= Heinrich Schiess-Gemuseus =

Swiss ophthalmologist (1833–1914)

Heinrich Schiess-Gemuseus, name sometimes given as Heinrich Schiess (3 January 1833, in Heiden - 12 September 1914) was a Swiss ophthalmologist.

He studied medicine at the University of Basel, the University of Würzburg, the Ludwig-Maximilians-Universität München, and the University of Vienna, where he learned ophthalmology as a pupil of Eduard Jäger von Jaxtthal and Karl Stellwag von Carion. In 1858, by way of an invitation from Albrecht von Graefe, he moved to the Friedrich Wilhelm University of Berlin, where he studied under pathologist Rudolf Virchow. In 1864, he obtained his habilitation at the University of Basel, and during the same year, opened a private eye hospital. In 1867, he became an associate professor at the university, followed by a full professorship nine years later.
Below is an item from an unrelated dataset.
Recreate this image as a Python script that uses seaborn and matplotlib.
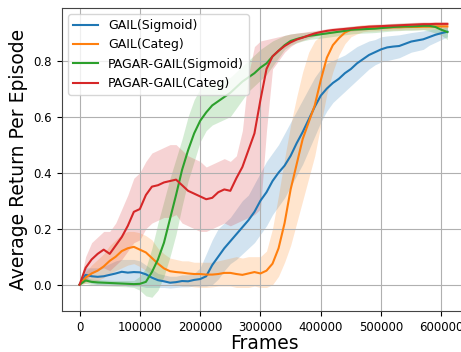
import numpy as np
import pandas as pd
import seaborn as sns
import matplotlib.pyplot as plt

frames = list(range(0, 620000, 10000))

gail_sig = [0, 0.035, 0.03, 0.028, 0.03, 0.035, 0.04, 0.046, 0.043, 0.045,
            0.044, 0.037, 0.025, 0.016, 0.012, 0.007, 0.009, 0.013, 0.012, 0.017,
            0.02, 0.03, 0.07, 0.10, 0.13, 0.155, 0.18, 0.205, 0.23, 0.26,
            0.30, 0.33, 0.37, 0.40, 0.425, 0.46, 0.505, 0.545, 0.59, 0.635,
            0.675, 0.70, 0.72, 0.735, 0.755, 0.77, 0.79, 0.805, 0.82, 0.83,
            0.84, 0.847, 0.85, 0.852, 0.86, 0.868, 0.872, 0.876, 0.884, 0.892,
            0.898, 0.903]
gail_sig_lo = [0, 0.015, 0.005, 0.0, 0.0, 0.0, 0.0, 0.0, -0.005, -0.005,
               -0.005, -0.01, -0.01, -0.01, -0.01, -0.012, -0.01, -0.008, -0.008, -0.005,
               -0.005, -0.005, 0.0, 0.02, 0.05, 0.075, 0.09, 0.11, 0.13, 0.15,
               0.18, 0.21, 0.25, 0.28, 0.31, 0.35, 0.39, 0.43, 0.48, 0.53,
               0.58, 0.62, 0.65, 0.67, 0.69, 0.71, 0.73, 0.75, 0.77, 0.785,
               0.795, 0.80, 0.805, 0.81, 0.82, 0.83, 0.835, 0.84, 0.855, 0.865,
               0.875, 0.885]
gail_sig_hi = [0, 0.06, 0.06, 0.06, 0.065, 0.075, 0.085, 0.09, 0.09, 0.09,
               0.085, 0.07, 0.055, 0.04, 0.035, 0.03, 0.03, 0.035, 0.035, 0.04,
               0.06, 0.11, 0.16, 0.20, 0.22, 0.24, 0.27, 0.30, 0.32, 0.36,
               0.40, 0.44, 0.47, 0.50, 0.54, 0.58, 0.62, 0.66, 0.70, 0.74,
               0.77, 0.79, 0.80, 0.81, 0.82, 0.835, 0.85, 0.86, 0.87, 0.875,
               0.885, 0.888, 0.89, 0.892, 0.896, 0.90, 0.903, 0.906, 0.91, 0.913,
               0.915, 0.92]

gail_cat = [0, 0.025, 0.04, 0.05, 0.065, 0.085, 0.10, 0.12, 0.13, 0.135,
            0.125, 0.115, 0.095, 0.075, 0.058, 0.048, 0.045, 0.043, 0.04, 0.038,
            0.038, 0.036, 0.036, 0.038, 0.042, 0.042, 0.038, 0.035, 0.04, 0.045,
            0.04, 0.05, 0.075, 0.13, 0.22, 0.34, 0.43, 0.52, 0.58, 0.64,
            0.73, 0.81, 0.855, 0.88, 0.90, 0.91, 0.915, 0.918, 0.918, 0.917,
            0.918, 0.918, 0.919, 0.919, 0.92, 0.92, 0.92, 0.921, 0.921, 0.922,
            0.922, 0.922]
gail_cat_lo = [0, 0.005, 0.01, 0.015, 0.025, 0.04, 0.05, 0.06, 0.07, 0.075,
               0.065, 0.05, 0.035, 0.02, 0.01, 0.005, 0.0, -0.005, -0.005, -0.008,
               -0.01, -0.01, -0.008, -0.005, -0.005, -0.005, -0.01, -0.01, -0.01, -0.005,
               -0.01, -0.01, 0.0, 0.03, 0.08, 0.14, 0.22, 0.30, 0.38, 0.46,
               0.57, 0.68, 0.76, 0.82, 0.86, 0.885, 0.895, 0.903, 0.905, 0.906,
               0.907, 0.908, 0.909, 0.909, 0.91, 0.91, 0.91, 0.911, 0.911, 0.912,
               0.912, 0.912]
gail_cat_hi = [0, 0.045, 0.07, 0.09, 0.11, 0.14, 0.16, 0.18, 0.19, 0.19,
               0.185, 0.175, 0.16, 0.13, 0.11, 0.095, 0.09, 0.085, 0.085, 0.08,
               0.08, 0.08, 0.08, 0.085, 0.09, 0.095, 0.10, 0.095, 0.10, 0.10,
               0.10, 0.12, 0.20, 0.32, 0.45, 0.57, 0.67, 0.76, 0.83, 0.87,
               0.89, 0.90, 0.905, 0.91, 0.915, 0.92, 0.925, 0.927, 0.928, 0.928,
               0.929, 0.929, 0.929, 0.93, 0.93, 0.93, 0.93, 0.931, 0.931, 0.932,
               0.932, 0.932]

pagar_sig = [0, 0.015, 0.01, 0.008, 0.007, 0.006, 0.005, 0.004, 0.003, 0.002,
             0.003, 0.01, 0.045, 0.09, 0.15, 0.235, 0.32, 0.41, 0.48, 0.54,
             0.585, 0.615, 0.64, 0.655, 0.67, 0.685, 0.705, 0.725, 0.74, 0.755,
             0.775, 0.79, 0.815, 0.835, 0.855, 0.87, 0.877, 0.883, 0.888, 0.891,
             0.894, 0.897, 0.90, 0.903, 0.906, 0.91, 0.911, 0.912, 0.913, 0.914,
             0.916, 0.918, 0.92, 0.921, 0.922, 0.922, 0.923, 0.924, 0.924, 0.92,
             0.91, 0.902]
pagar_sig_lo = [0, 0.005, 0.0, -0.002, -0.004, -0.005, -0.006, -0.007, -0.008, -0.01,
                -0.02, -0.04, -0.045, -0.02, 0.03, 0.10, 0.18, 0.28, 0.37, 0.44,
                0.51, 0.55, 0.57, 0.58, 0.59, 0.60, 0.63, 0.66, 0.69, 0.71,
                0.73, 0.75, 0.78, 0.81, 0.84, 0.855, 0.863, 0.87, 0.875, 0.878,
                0.88, 0.883, 0.886, 0.889, 0.892, 0.895, 0.897, 0.898, 0.899, 0.9,
                0.902, 0.904, 0.906, 0.907, 0.908, 0.908, 0.909, 0.91, 0.905, 0.898,
                0.89, 0.875]
pagar_sig_hi = [0, 0.025, 0.02, 0.018, 0.017, 0.016, 0.015, 0.015, 0.015, 0.015,
                0.03, 0.06, 0.13, 0.22, 0.30, 0.38, 0.45, 0.52, 0.60, 0.66,
                0.70, 0.71, 0.72, 0.72, 0.73, 0.74, 0.76, 0.78, 0.80, 0.82,
                0.84, 0.855, 0.87, 0.88, 0.89, 0.895, 0.898, 0.90, 0.902, 0.904,
                0.907, 0.91, 0.913, 0.916, 0.919, 0.922, 0.924, 0.925, 0.926, 0.927,
                0.928, 0.93, 0.932, 0.933, 0.934, 0.934, 0.935, 0.936, 0.936, 0.935,
                0.93, 0.925]

pagar_cat = [0, 0.06, 0.09, 0.11, 0.125, 0.11, 0.14, 0.17, 0.21, 0.26,
             0.27, 0.32, 0.35, 0.355, 0.365, 0.37, 0.375, 0.355, 0.335, 0.325,
             0.315, 0.305, 0.31, 0.33, 0.34, 0.335, 0.38, 0.42, 0.48, 0.54,
             0.66, 0.77, 0.815, 0.835, 0.852, 0.865, 0.875, 0.882, 0.89, 0.897,
             0.902, 0.906, 0.909, 0.911, 0.913, 0.915, 0.917, 0.919, 0.921, 0.922,
             0.923, 0.924, 0.925, 0.926, 0.927, 0.928, 0.929, 0.93, 0.93, 0.931,
             0.931, 0.931]
pagar_cat_lo = [0, 0.01, 0.04, 0.05, 0.06, 0.05, 0.07, 0.09, 0.12, 0.15,
                0.16, 0.20, 0.22, 0.23, 0.24, 0.24, 0.25, 0.22, 0.21, 0.20,
                0.19, 0.19, 0.20, 0.21, 0.22, 0.21, 0.22, 0.23, 0.24, 0.25,
                0.27, 0.55, 0.77, 0.80, 0.83, 0.85, 0.865, 0.872, 0.88, 0.887,
                0.892, 0.896, 0.899, 0.901, 0.903, 0.905, 0.907, 0.909, 0.911, 0.912,
                0.913, 0.914, 0.915, 0.916, 0.917, 0.918, 0.919, 0.92, 0.92, 0.921,
                0.921, 0.921]
pagar_cat_hi = [0, 0.10, 0.15, 0.17, 0.19, 0.19, 0.22, 0.27, 0.32, 0.38,
                0.40, 0.44, 0.47, 0.48, 0.49, 0.50, 0.50, 0.48, 0.46, 0.45,
                0.44, 0.42, 0.43, 0.44, 0.45, 0.44, 0.46, 0.55, 0.75, 0.85,
                0.87, 0.875, 0.88, 0.885, 0.89, 0.895, 0.898, 0.901, 0.904, 0.907,
                0.91, 0.914, 0.917, 0.919, 0.921, 0.923, 0.925, 0.927, 0.929, 0.93,
                0.931, 0.932, 0.933, 0.934, 0.935, 0.936, 0.937, 0.938, 0.938, 0.939,
                0.939, 0.939]

names = ['GAIL(Sigmoid)', 'GAIL(Categ)', 'PAGAR-GAIL(Sigmoid)', 'PAGAR-GAIL(Categ)']
means = [gail_sig, gail_cat, pagar_sig, pagar_cat]
lows = [gail_sig_lo, gail_cat_lo, pagar_sig_lo, pagar_cat_lo]
highs = [gail_sig_hi, gail_cat_hi, pagar_sig_hi, pagar_cat_hi]

df = pd.concat([pd.DataFrame({'Frames': frames, 'ret': m, 'method': n})
                for n, m in zip(names, means)], ignore_index=True)

colors = sns.color_palette('tab10')[:4]

fig = plt.figure(figsize=(4.61, 3.52), dpi=100)
ax = fig.add_axes([0.134, 0.1165, 0.881, 0.861])

for n, lo, hi, c in zip(names, lows, highs, colors):
    ax.fill_between(frames, lo, hi, color=c, alpha=0.2, linewidth=0)

sns.lineplot(data=df, x='Frames', y='ret', hue='method', palette=colors,
             linewidth=1.5, ax=ax)

ax.set_xlim(-29500, 644000)
ax.set_ylim(-0.094, 0.988)
ax.set_xticks([0, 100000, 200000, 300000, 400000, 500000, 600000])
ax.set_yticks([0.0, 0.2, 0.4, 0.6, 0.8])
ax.tick_params(labelsize=8.5)
ax.grid(True, color='#b0b0b0', linewidth=0.8)
for s in ax.spines.values():
    s.set_color('#444444')
ax.set_xlabel('Frames', fontsize=13.5, labelpad=0)
ax.set_ylabel('Average Return Per Episode', fontsize=13.5)
ax.legend(loc='upper left', fontsize=9, title=None)

fig.savefig('out.png', dpi=100)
He specialized in ocular histopathology, and was the author of around 64 papers on clinical and histopathological subjects. At Basel, he was notably the eye doctor of Friedrich Nietzsche.

== Selected works ==
- Versuch einer speziellen Neurologie der Rana esculenta, 1857 - Essay on the special neurology of Rana esculenta.
- Beitrag zur Therapie der Myopie, 1872 - Contribution to the therapy of myopia.
- Zur Casuistik der Iristumoren, 1877 - Casuistry of iris tumors.
- Metastatisches Sarcom der Papille und angrenzenden Retina, 1878 - Metastatic sarcoma of the papilla and adjacent retina.
- Ueber Schneeblindheit, 1879 - On snow blindness.
- Kurzer Leitfaden der Refractions- und Accommodations-Anomalien, 1893 - A short guide to refraction and accommodation abnormalities.